Open the rust/property-defs-rs/src/app_context.rs file and

        // FROM THIS
        let transaction_time = common_metrics::timing_guard(UPDATE_TRANSACTION_TIME, &[]);
        if !self.skip_writes && !self.skip_reads {
            let mut tx = self.pool.begin().await?;

            for update in updates {
                update.issue(&mut *tx).await?;
            }
            tx.commit().await?;
        }

        // TO THIS. Just get ride of that if statement. 
        let transaction_time = common_metrics::timing_guard(UPDATE_TRANSACTION_TIME, &[]);
        let mut tx = self.pool.begin().await?;

            for update in updates {
                update.issue(&mut *tx).await?;
            }
            tx.commit().await?;

4 - Compile and run the service again. Generate some activities. Easiest way to do is python clident.
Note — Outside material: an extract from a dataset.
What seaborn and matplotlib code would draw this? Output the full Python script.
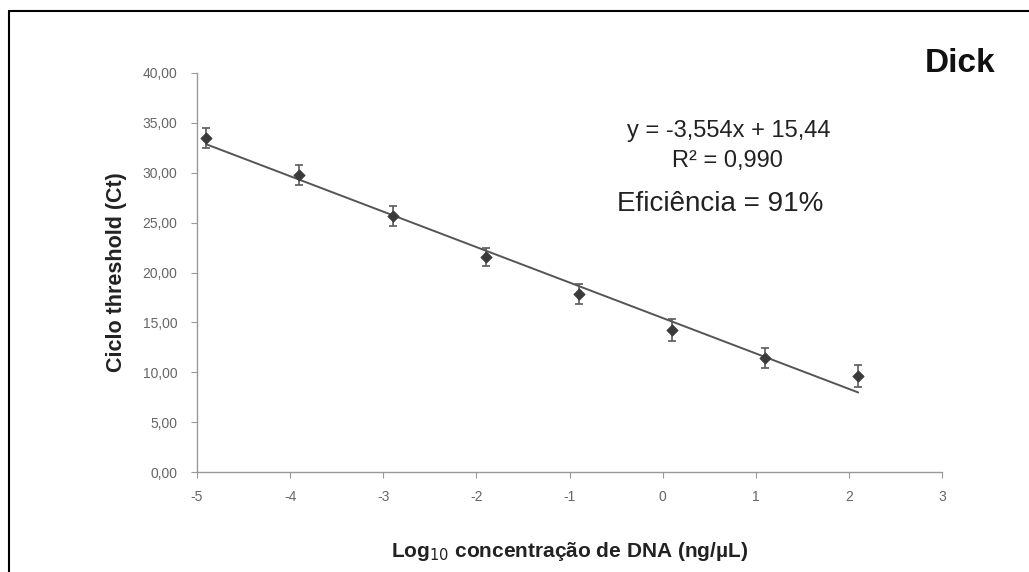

posthog = Posthog('phc_HLoaWhbwcpeUtg1OQrDmnmefjky2pmxSCgWkmpbpro3', host='http://localhost')
posthog.capture('1231337', '$pageview', {'$current_url': 'https://exampleeeee.com'})

Yet another trick. If you pass the host with https, there is no extra kwars for PostHog client class to disable ssl verification. Thus, dont forget to use http instead of https (yep another 30min invested here lol)

Spam activities and wait for the services to trigger the update/insert queries. (look for "Forcing small batch due to time limit" string in code base if you wanna bypass this batch update process as well)

5 - Happy ending.

6 - I believe the Posthog team is actively working on the rolling out the property-defs-rs rust version. Maybe instead of investing a day like me, you would like to wait for a month or two :)

Dear PostHog team; It looks a bit easy to bring back that property-definition parsing/update workers on the NodeJs project. Any plans about this ?

Cheers, m.

julius-otoy commented 2 months ago

@timgl @oliverb123 any idea if we'll see a fix for this sometime?

oliverb123 commented 2 months ago

Hey folks.

We will not be reintroducing property and event definitions processing in the node.js plugin server. I recommend looking at the docker-compose stacks - I recently pushed a change to include the property definitions service in the stack for local dev, and expect it to also work for self hosted, although it may require minor changes depending on your setup.

mdisec commented 2 months ago

Thanks for the clarification @oliverb123 !

@julius-otoy mate I know you've been dealing this issue for a sometime. Here is the configuration you need to add into your docker compose yml file. Everything must be working smoothly.

PS: You won't see these data immediately, wait for a while due to the property-defs-rs internal bulk-creating scheduling.

    plugins:
        extends:
            file: docker-compose.base.yml
            service: plugins
        image:  cracked_web
        environment:
            SENTRY_DSN: 'https://public@sentry.example.com/1'
            SITE_URL: https://url
            SECRET_KEY: <secretkey>
            OBJECT_STORAGE_ACCESS_KEY_ID: 'object_storage_root_user'
            OBJECT_STORAGE_SECRET_ACCESS_KEY: 'object_storage_root_password'
            OBJECT_STORAGE_ENDPOINT: http://objectstorage:19000
            OBJECT_STORAGE_ENABLED: true
            CDP_REDIS_HOST: redis7
            CDP_REDIS_PORT: 6379
        depends_on:
            - db
            - redis
            - redis7
            - clickhouse
            - kafka
            - objectstorage

    # https://github.com/PostHog/posthog/issues/25125
    property:
        image: ghcr.io/posthog/posthog/property-defs-rs:master
        restart: on-failure
        environment:
            KAFKA_HOSTS: 'kafka:9092'
            REDIS_URL: 'redis://redis:6379/'
            DATABASE_URL: 'postgres://posthog:posthog@db:5432/posthog'
            CAPTURE_MODE: events
            SKIP_WRITES: false
            SKIP_READS: false
            #RUST_LOG: debug
            FILTER_MODE: opt_out

I've somehow found the publicly accessible builds URL of the property-defs-rs. Thanks to auto builds from the Posthog team, we don't need to build the whole project from scratch with a docker files etc. We can directly use ghcr.io/posthog/posthog/property-defs-rs:master I hope you guys keep these docker images (I mean no the main post hog image but these new rust based projects) available for everyone in the future <3

julius-otoy commented 2 months ago

Thanks @mdisec! We won't use posthog after this but appreciate your help!